Consciente do desconhecimento que havia dos textos clássicos, dedicou muito do seu trabalho ao que não gostava muito de fazer, traduzir, vertendo para português alguns desses textos mais importantes, o que levou Luís Miguel Queirós, no texto atrás referido, a escrever: «E é porque tanto traduziu que hoje os alunos de Estudos Clássicos espalhados pelo país têm “ferramentas de trabalho incríveis”, assegura Fátima Silva, uma discípula que é hoje professora na UC …»., vindo a propósito citar mais uma vez Maria Helena da Rocha Pereira que, a determinada altura, disse: «Um professor que não crie discípulos não é completo (…) e, basta pegar nas publicações do Instituto Nacional de Investigação Científica, do Centro de Estudos Clássicos e Humanísticos da Universidade de Coimbra, de que foi Directora entre 1991 e 1995, para lermos o inevitável agradecimento de muitos investigadores para verificarmos que, também neste campo, cumpriu magnificamente mais uma das missões a que se havia proposto.

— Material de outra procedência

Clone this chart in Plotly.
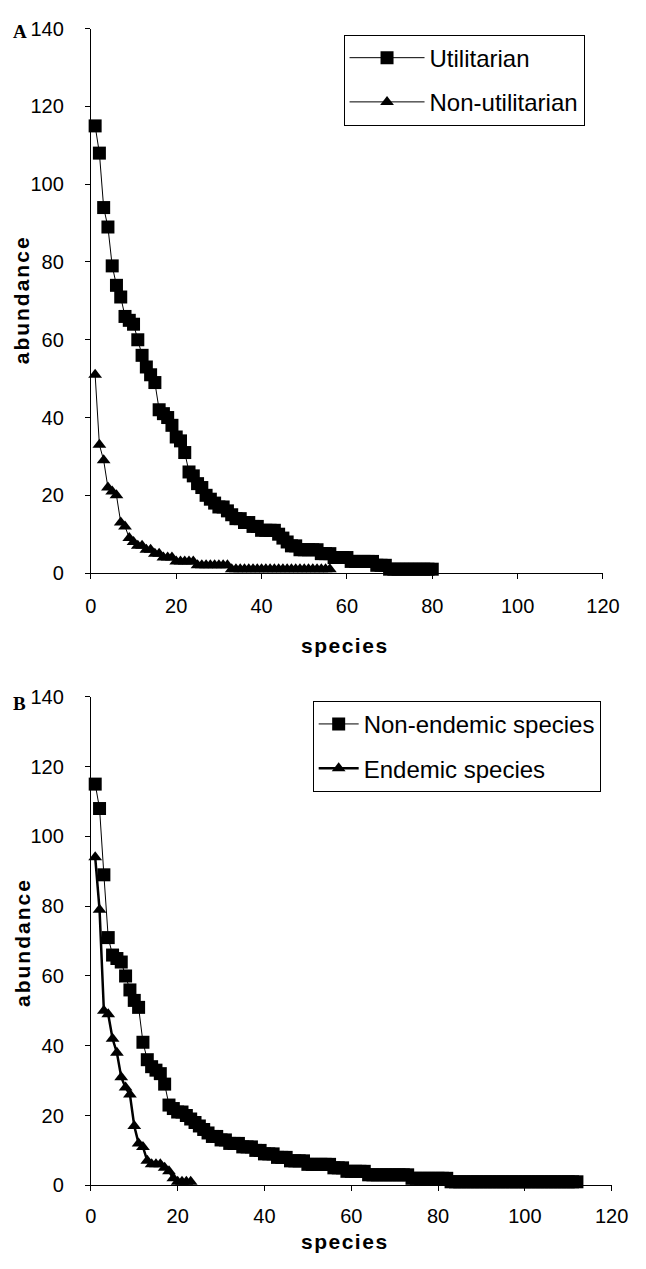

Foi também Directora das revistas Humanitas e Biblos e, desde 1991, sócia efectiva da Classe de Letras da Academia das Ciências de Lisboa.

Dos mais de trezentos títulos —monografias, artigos enciclopédicos, traduções—, podemos afirmar que a sua obra mais popular é «Estudos de História da Cultura Clássica», em dois volumes, o primeiro dedicado à cultura grega e o segundo à cultura romana, editados pela Fundação Calouste Gulbenkian, tendo sido pioneira no estudo sobre os «vasos gregos», que lhe deu notoriedade internacional, e também publicado livros sobre autores clássicos, como Platão, Anacreonte, Píndaro e Pausânias, não podendo deixar de realçar-se a sua muito elogiada tradução de «República», de Platão, editada pela F. C. Gulbenkian.

Em 2009 recebeu o grau de doutor honoris causa pela Universidade de Lisboa, e, no ano seguinte, foi-lhe atribuído o prémio Vida Literária.

Outros prémios lhe foram atribuídos, numa demonstração clara do valor ímpar desta investigadora, como: o Prémio P.E.N. Clube Português de Ensaio (1989), pela obra «Novos ensaios sobre temas clássicos na poesia portuguesa»; Prémio Jacinto do Prado Coelho (2003), pelo ensaio «Portugal e a herança clássica e outros textos»; Prémio Troféu Latino, da União Latina e Prémio Universidade de Coimbra (ambos em 2006); Prémio de Cultura Padre Manuel Antunes (2008) e, em 2010, Grande Prémio Vida Literária APE/CGD

Lamentavelmente, nunca lhe foi atribuído o Prémio Camões nem o Prémio Pessoa, o que mostra a distracção dos júris que presidem a estes prémios, naturalmente sem pôr em causa a atribuição do Prémio Pessoa a Frederico Lourenço, outro dos grandes nomes da Cultura Clássica, que bem o mereceu.